PRINCIPLE 2: Focus On Your Joints
Most of the time we are taught to emulate the movements we see. But the human body is incredibly smart. More often than not, with enough focus and attention, we can mimic any movement we see. However in doing so, we may not be using the same muscles to the same degree as what someone else is demonstrating.
Without a keen coaching eye, there’s a high chance that you may be compensating by using one muscle or group of muscles more than the others.
How do we fix this? Focus on the joints, not the movement. For every movement/exercise in the gym, ask yourself two questions:
- Does this joint HINGE or ROTATE?
- Is this joint supposed to be STABLE or MOBILE?

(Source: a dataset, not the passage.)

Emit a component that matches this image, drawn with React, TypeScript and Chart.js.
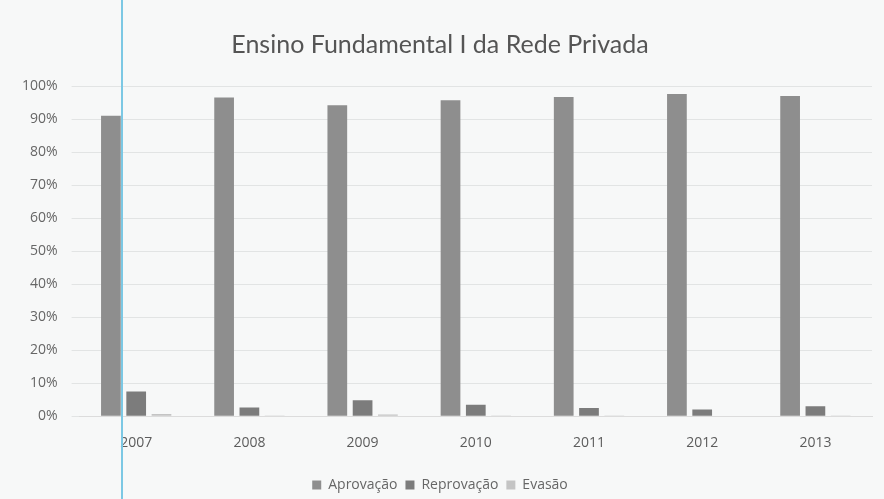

Every joint has a role in every movement. That role is dictated by what the joint is built to do and what the joint is actively trying to contribute to the movement itself.
One good way to practice your mechanics at the end ranges for each joint is CARs, or controlled articular rotations. CARs help you focus on moving a joint independently of the rest of your body. This movement awareness can identify joints that have less mobility or more “sticky” points and help you work on them.

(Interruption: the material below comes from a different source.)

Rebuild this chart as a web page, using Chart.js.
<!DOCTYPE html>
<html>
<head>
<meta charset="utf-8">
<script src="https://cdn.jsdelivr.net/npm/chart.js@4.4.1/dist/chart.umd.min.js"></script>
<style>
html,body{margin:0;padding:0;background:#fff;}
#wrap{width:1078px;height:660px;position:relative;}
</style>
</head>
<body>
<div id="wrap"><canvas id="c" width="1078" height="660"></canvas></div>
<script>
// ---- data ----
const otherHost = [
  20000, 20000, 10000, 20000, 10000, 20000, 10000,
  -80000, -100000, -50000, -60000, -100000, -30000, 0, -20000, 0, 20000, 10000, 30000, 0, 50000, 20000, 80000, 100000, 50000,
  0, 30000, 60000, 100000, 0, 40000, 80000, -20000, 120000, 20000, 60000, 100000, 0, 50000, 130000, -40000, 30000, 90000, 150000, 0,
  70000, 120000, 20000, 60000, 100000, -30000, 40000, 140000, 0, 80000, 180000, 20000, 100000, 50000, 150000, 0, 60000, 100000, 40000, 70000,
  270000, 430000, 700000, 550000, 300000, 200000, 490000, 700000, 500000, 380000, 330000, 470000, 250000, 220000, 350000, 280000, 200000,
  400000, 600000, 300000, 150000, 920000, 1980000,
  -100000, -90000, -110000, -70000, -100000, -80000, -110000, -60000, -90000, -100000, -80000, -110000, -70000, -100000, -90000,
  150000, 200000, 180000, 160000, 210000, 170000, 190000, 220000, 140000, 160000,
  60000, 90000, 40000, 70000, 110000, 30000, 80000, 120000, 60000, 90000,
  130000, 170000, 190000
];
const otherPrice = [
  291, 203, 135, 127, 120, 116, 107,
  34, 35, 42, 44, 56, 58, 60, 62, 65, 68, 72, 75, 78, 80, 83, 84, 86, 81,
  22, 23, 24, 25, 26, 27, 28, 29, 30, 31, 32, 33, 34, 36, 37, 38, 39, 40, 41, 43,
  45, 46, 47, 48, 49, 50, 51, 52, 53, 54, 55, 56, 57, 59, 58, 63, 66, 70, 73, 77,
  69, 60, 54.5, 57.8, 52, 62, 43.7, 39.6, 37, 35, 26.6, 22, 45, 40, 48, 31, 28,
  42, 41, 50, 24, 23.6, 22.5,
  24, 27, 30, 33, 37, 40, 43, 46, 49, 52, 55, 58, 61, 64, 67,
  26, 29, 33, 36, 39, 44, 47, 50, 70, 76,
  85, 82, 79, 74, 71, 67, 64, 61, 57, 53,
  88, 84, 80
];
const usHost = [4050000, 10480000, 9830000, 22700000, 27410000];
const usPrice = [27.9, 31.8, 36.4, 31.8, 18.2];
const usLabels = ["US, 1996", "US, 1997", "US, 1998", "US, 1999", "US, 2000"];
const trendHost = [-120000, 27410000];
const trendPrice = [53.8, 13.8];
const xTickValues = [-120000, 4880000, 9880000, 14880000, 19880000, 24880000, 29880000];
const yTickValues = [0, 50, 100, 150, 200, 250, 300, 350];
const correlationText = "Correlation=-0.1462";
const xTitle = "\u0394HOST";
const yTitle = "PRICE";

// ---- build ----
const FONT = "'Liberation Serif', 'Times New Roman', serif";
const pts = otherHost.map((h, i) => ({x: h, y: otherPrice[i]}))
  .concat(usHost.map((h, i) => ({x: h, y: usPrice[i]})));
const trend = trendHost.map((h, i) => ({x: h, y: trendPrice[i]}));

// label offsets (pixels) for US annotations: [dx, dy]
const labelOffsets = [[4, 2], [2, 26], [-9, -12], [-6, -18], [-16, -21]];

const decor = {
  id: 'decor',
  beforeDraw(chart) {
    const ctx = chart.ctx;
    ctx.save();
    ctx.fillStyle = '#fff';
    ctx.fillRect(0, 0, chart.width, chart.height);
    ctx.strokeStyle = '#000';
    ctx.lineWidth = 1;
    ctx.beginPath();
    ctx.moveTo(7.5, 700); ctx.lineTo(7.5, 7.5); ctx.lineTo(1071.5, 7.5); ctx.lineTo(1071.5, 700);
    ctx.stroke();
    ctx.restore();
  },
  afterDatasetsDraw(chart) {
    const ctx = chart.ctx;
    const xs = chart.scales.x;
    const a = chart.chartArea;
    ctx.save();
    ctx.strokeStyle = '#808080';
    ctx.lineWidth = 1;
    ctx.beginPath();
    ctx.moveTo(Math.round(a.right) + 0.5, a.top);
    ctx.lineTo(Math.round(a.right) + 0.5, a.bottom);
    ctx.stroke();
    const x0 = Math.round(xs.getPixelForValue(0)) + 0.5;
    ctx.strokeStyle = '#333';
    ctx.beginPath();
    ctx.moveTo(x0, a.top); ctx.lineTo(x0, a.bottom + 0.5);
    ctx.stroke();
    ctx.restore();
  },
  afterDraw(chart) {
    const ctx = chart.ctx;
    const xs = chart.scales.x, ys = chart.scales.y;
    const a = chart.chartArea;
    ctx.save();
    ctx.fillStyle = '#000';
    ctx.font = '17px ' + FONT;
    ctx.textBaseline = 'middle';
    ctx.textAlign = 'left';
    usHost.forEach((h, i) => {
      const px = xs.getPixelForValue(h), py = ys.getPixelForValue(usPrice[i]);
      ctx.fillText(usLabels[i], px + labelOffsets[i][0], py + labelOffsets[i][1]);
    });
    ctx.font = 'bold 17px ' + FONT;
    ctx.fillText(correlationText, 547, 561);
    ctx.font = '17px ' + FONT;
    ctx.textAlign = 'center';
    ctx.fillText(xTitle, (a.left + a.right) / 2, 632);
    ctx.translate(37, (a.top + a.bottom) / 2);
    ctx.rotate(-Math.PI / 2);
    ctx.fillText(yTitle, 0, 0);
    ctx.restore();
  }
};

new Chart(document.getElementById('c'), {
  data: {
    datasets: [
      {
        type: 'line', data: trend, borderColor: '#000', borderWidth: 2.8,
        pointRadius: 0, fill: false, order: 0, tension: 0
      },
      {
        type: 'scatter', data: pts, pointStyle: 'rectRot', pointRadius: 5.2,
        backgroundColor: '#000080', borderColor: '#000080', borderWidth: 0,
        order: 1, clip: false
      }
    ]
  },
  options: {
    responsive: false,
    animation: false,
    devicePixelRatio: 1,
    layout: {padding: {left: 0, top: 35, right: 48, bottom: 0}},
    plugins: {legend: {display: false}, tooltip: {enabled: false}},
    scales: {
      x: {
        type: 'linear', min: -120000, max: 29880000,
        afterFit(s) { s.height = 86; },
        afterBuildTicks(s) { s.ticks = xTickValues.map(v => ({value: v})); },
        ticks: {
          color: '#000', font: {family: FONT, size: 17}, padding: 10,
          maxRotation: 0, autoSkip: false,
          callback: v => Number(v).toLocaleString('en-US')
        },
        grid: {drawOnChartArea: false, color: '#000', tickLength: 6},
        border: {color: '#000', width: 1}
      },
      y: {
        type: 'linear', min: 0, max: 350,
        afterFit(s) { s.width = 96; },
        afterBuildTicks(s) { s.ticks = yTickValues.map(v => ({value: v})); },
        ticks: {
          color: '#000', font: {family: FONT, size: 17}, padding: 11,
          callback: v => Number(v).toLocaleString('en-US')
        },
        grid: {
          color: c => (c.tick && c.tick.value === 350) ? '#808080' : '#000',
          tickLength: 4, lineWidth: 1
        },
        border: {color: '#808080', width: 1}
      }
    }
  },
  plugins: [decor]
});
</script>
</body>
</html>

PRINCIPLE 3: Incorporate TEMPO
One of the big issues I ran into early in my career was the mantra of “Go hard, go fast.” There is a time and a place for speed, but if that is the whole make up of a training program, you’re asking for an injury and poor mobility.
Purposely slowing down and even holding movements is extremely beneficial to enhance mobility.
Tempo is the slowing down of any movement through its points of muscle contraction. It can be broken down into 4 numbers, with each number representing the time in seconds to perform a portion of a rep. Ex. tempo 42X1
The first number (4) – ECCENTRIC
- The “DOWN” part of a movement
- Lowering of a back squat, lowering of the body in a pull up, lowering the weight to the ground on a deadlift, lowering the bar to your chest on a bench press
- In this case, 4 seconds down
The second number (2) – ISOMETRIC HOLD
- The “HOLD” part of a movement at maximum tension
- Holding the bottom of a squat, the pause at the bottom of a pull up, the time it takes to reset a deadlift with the bar on the ground, the pause of the bar on your chest in a bench press
The third number/letter (X) – CONCENTRIC
- The “UP” part of a movement
- Standing up a back squat, pulling the body up for a pull up, standing up a deadlift, pressing a bar up for a bench press, etc
- NOTE: ‘X’ means explode, or do so as fast as you can, ‘A’ means assisted, and a number represents completing the movement over the course of a given time in seconds
The Fourth number (2) – ISOMETRIC HOLD
- The “HOLD” part of a movement at the reset point of the movement
- The top of a squat before you go into your next rep, the hold of a pull up at the top over the bar, the pause at the top of a deadlift, the pause at the top of a bench press before you move into your next rep, etc.
Incorporating TEMPO into your workouts can help mobility in 2 ways:
- It ensures you perform the movement properly and make adjustments as you complete the movement, which allows you to bias and use stabilizers you may not use as much when training at full speed.
- It creates more “time under tension” which, if movements are being executed at full range, provides more stability in your movement. When you complete similar movements in your job or sport, you are less likely to get injured as you have greater stability through movement.
Keep in mind, I have nothing against stretching and foam rolling. But, if you’ve been doing these things to no avail, changing a few pieces around your workouts may have more impact on improving mobility.
For myself and the athletes I work with, incorporating these elements has significantly improved mobility, reduced injury occurrences, and led to less daily aches and pains. Pick one to try for your next training session.